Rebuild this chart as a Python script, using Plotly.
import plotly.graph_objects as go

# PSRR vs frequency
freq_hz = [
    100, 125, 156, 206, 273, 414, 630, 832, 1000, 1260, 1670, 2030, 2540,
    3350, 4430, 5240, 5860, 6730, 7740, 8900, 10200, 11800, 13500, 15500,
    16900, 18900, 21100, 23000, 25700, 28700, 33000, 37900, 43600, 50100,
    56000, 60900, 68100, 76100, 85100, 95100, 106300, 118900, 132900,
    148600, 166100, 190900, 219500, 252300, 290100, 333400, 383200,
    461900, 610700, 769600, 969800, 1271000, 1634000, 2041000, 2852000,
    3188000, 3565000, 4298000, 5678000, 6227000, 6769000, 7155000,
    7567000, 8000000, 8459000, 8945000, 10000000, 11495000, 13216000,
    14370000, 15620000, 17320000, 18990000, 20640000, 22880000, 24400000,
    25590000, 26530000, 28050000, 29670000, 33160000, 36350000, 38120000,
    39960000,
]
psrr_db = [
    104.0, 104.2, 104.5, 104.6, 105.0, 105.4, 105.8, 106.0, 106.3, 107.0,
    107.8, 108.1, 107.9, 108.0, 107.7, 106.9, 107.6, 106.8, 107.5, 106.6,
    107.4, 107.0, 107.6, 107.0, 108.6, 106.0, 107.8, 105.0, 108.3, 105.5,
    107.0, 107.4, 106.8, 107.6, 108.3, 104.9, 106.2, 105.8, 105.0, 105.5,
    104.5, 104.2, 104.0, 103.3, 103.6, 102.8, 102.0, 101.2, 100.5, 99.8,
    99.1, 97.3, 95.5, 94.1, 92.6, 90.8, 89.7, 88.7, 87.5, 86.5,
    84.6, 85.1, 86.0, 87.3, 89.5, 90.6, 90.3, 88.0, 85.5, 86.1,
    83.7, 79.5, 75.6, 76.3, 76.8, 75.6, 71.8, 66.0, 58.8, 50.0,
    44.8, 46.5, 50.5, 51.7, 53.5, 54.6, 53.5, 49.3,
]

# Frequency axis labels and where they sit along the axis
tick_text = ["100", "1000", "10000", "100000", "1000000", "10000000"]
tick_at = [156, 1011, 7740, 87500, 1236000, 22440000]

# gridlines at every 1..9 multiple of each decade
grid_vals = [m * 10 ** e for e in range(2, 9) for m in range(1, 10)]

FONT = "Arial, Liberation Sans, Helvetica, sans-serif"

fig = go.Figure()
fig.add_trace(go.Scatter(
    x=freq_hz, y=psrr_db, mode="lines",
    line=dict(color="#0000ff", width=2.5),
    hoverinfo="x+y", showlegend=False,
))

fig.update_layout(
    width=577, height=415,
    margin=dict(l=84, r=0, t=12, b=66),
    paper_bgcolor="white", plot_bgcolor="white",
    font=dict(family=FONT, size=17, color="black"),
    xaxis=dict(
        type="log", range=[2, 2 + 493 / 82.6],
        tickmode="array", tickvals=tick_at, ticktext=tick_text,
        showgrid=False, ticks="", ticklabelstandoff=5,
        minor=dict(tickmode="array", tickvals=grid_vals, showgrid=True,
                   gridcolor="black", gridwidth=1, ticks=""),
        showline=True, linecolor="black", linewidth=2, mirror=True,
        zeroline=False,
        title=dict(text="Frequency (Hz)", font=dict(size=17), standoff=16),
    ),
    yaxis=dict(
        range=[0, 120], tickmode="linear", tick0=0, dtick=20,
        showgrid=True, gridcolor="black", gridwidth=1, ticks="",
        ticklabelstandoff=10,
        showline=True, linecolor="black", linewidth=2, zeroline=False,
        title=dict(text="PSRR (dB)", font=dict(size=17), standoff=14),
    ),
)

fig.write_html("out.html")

--- --- ---

Given problem: Copy, please, exactly the lines that start at the first line of the data and end at the line containing "import plotly.graph_objects as go", both kept and no others.

Correct output:
Rebuild this chart as a Python script, using Plotly.
import plotly.graph_objects as go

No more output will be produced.